Tuvimos que acudir a una casa de la colonia Roma, que era la sede de la empresa en cuestión. Era un avispero. Ahí podía uno escoger la zona o la ruta en entrega que más le conviniera. Claro, las mejores opciones eran las primeras en ser tomadas, de modo que había que conformarse con otras no tan atractivas. El mecanismo era este: una vez tomada su ruta, cada quien escogía las respectiva fotografías colocadas en sobres de papel manila en una caja, con la correspondiente dirección anotada al frente. Entonces cada repartidor, como nosotros, teníamos que pagar en efectivo cinco pesos por cada foto; es decir, la mitad de su precio al público. Quedaba a nuestra suerte el que la dirección fuera real y el que el cliente aceptara comprarlas. En algunos casos, además, se había ya pagado un adelanto, que naturalmente teníamos que descontar a la hora de cobrar.

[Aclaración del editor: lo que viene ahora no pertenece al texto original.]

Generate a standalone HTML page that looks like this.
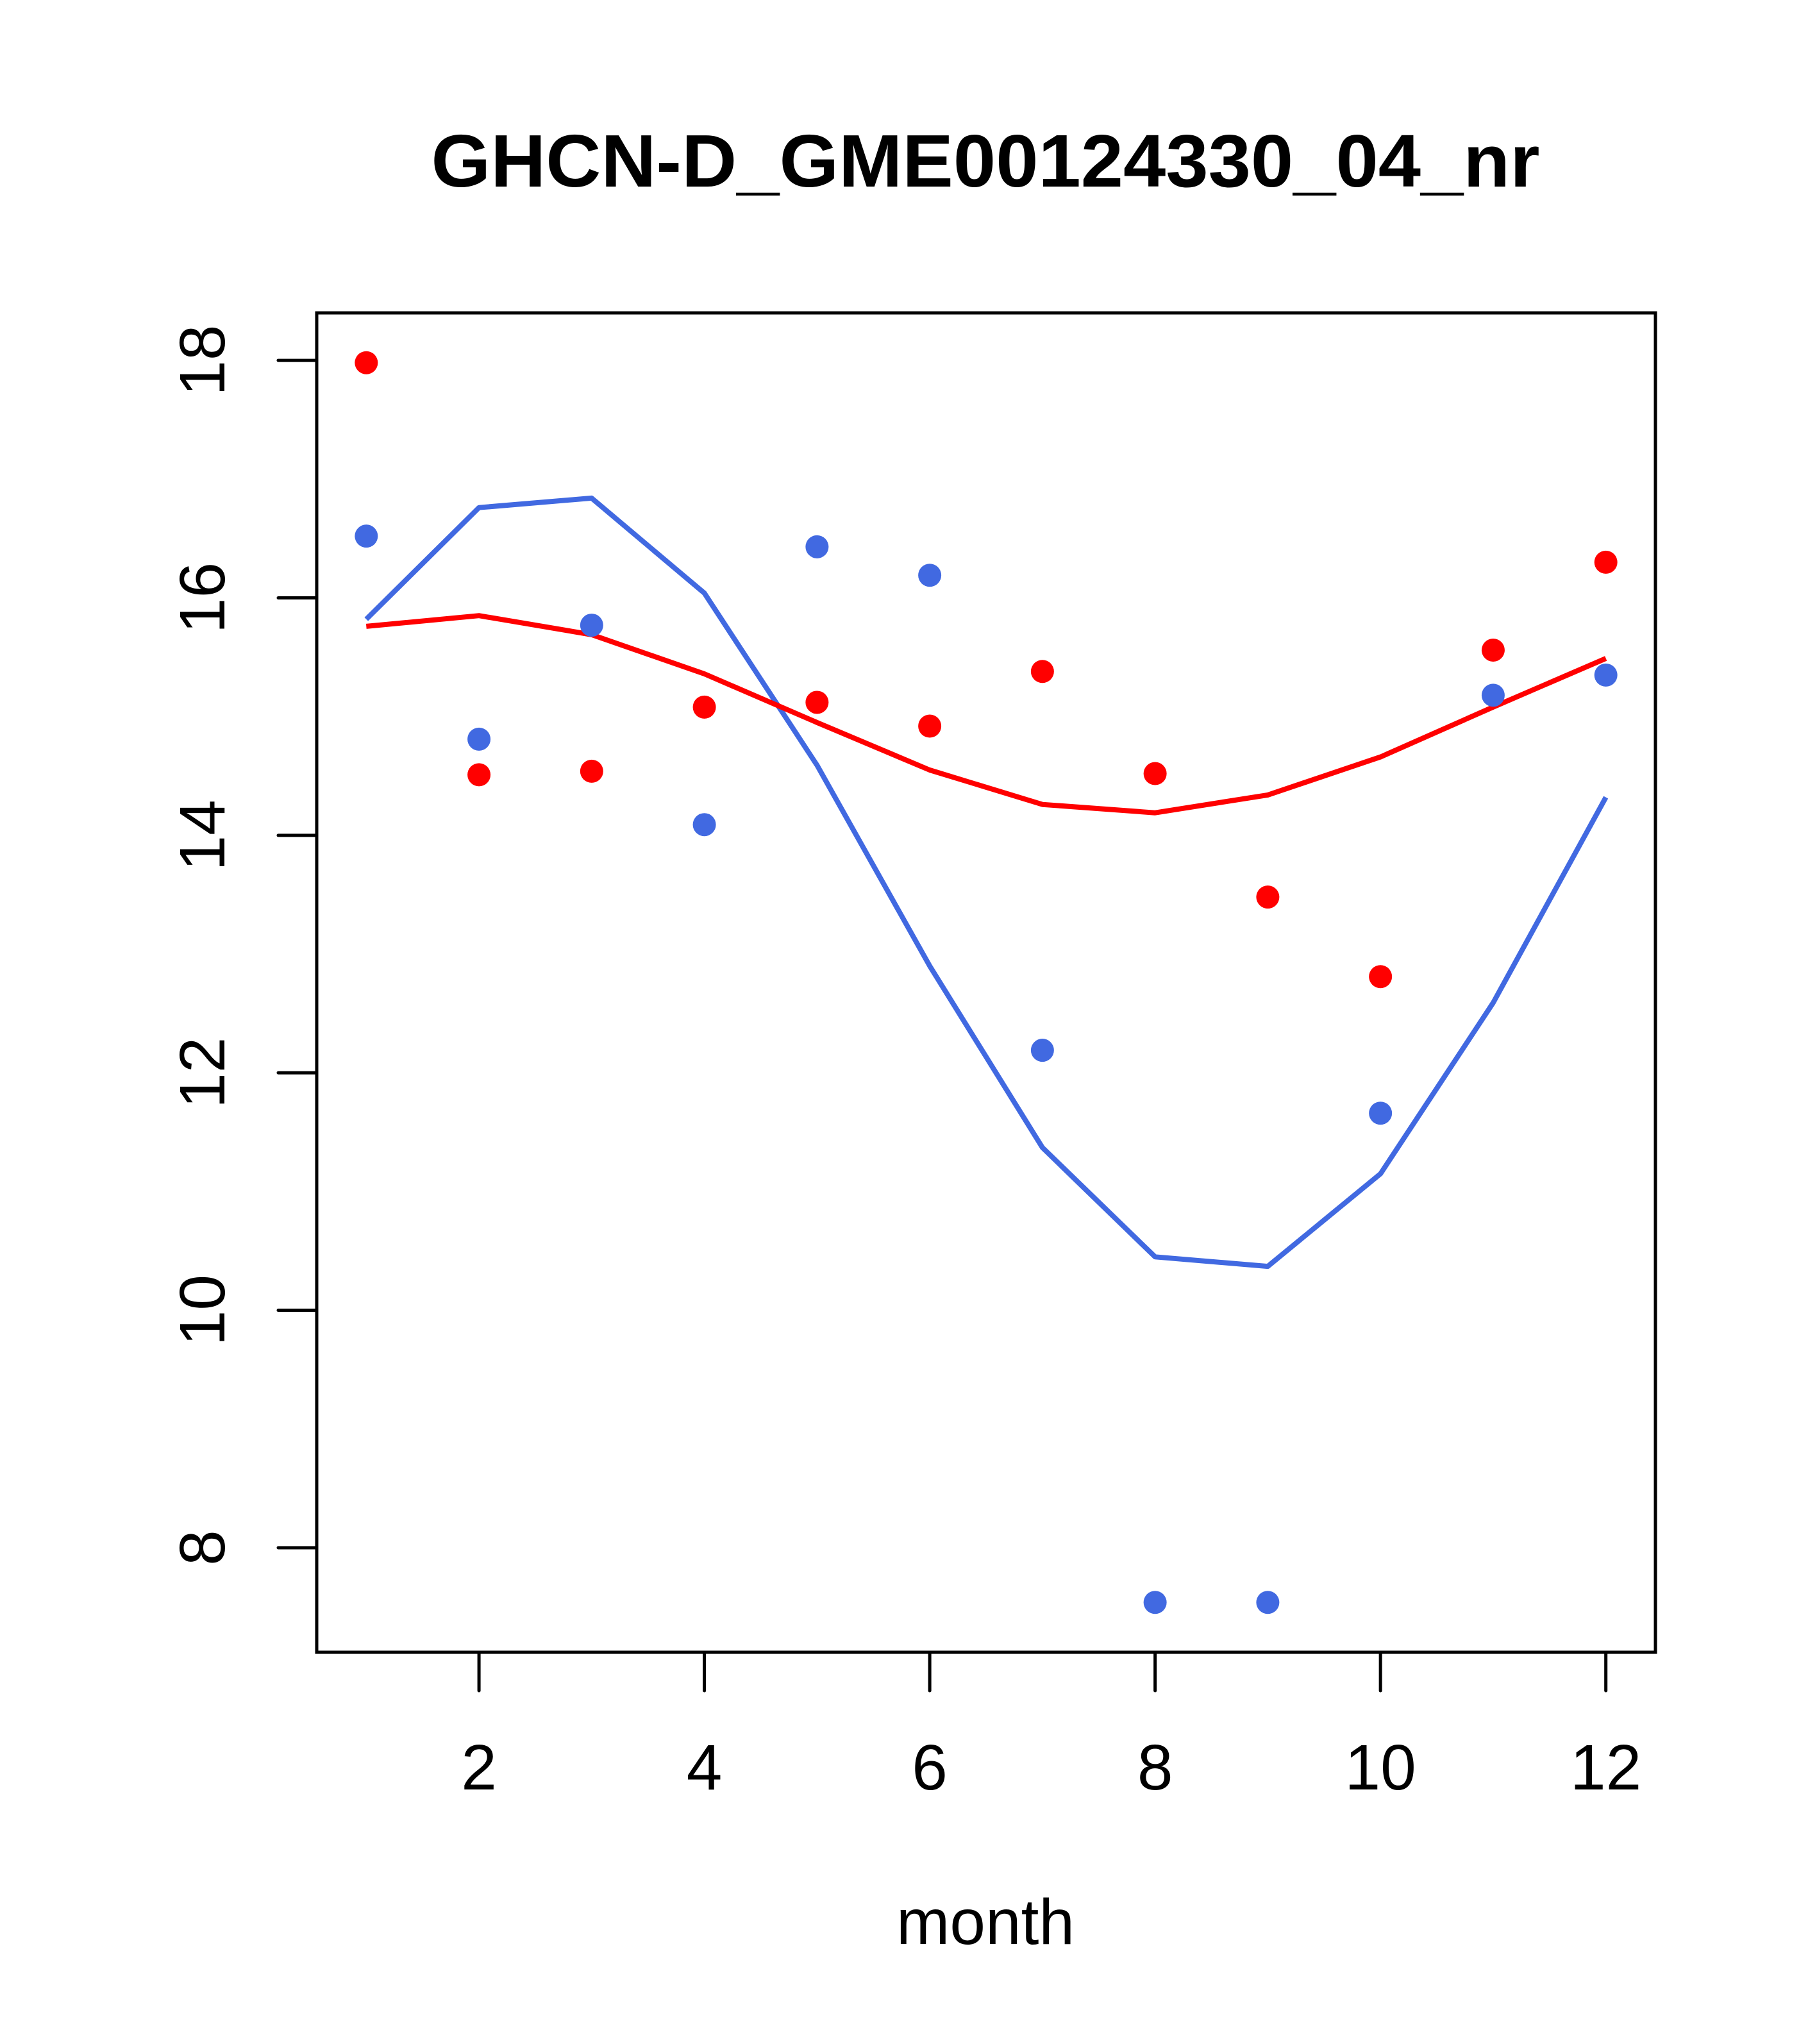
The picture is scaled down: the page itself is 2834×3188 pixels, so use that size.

Nuestra ruta inaugural me parece que fue por los rumbos de la colonia Jardín Balbuena, una colonia de clase media que no era tan mala para nuestros fines. Hicimos el recorrido en bicicleta y vivimos experiencias de todo tipo, incluida la negativa de algunos a comprar la foto, direcciones ficticias y casos en que el cliente alegó haber pagado ya la totalidad del precio. Simpático como siempre ha sido, mi querido pariente optaba por decisiones drásticas. Ante clientes mañosos que aprovechando la circunstancia de que podían ofrecer cualquier cantidad –tres, cinco pesos– so pena de que tuviéramos que quedarnos con nuestro producto, Romeo se engallaba: “¡Prefiero romperla!”, advertía, al tiempo de que hacía añicos la fotografía con todo y sobre en las narices del abusivo comprador.

Aunque efímera, nuestra primera ocupación remunerada nos sirvió más de diversión y entretenimiento que de beneficio monetario. Y esa fue mi primera –y única—relación profesional con don Santa… hasta ahora.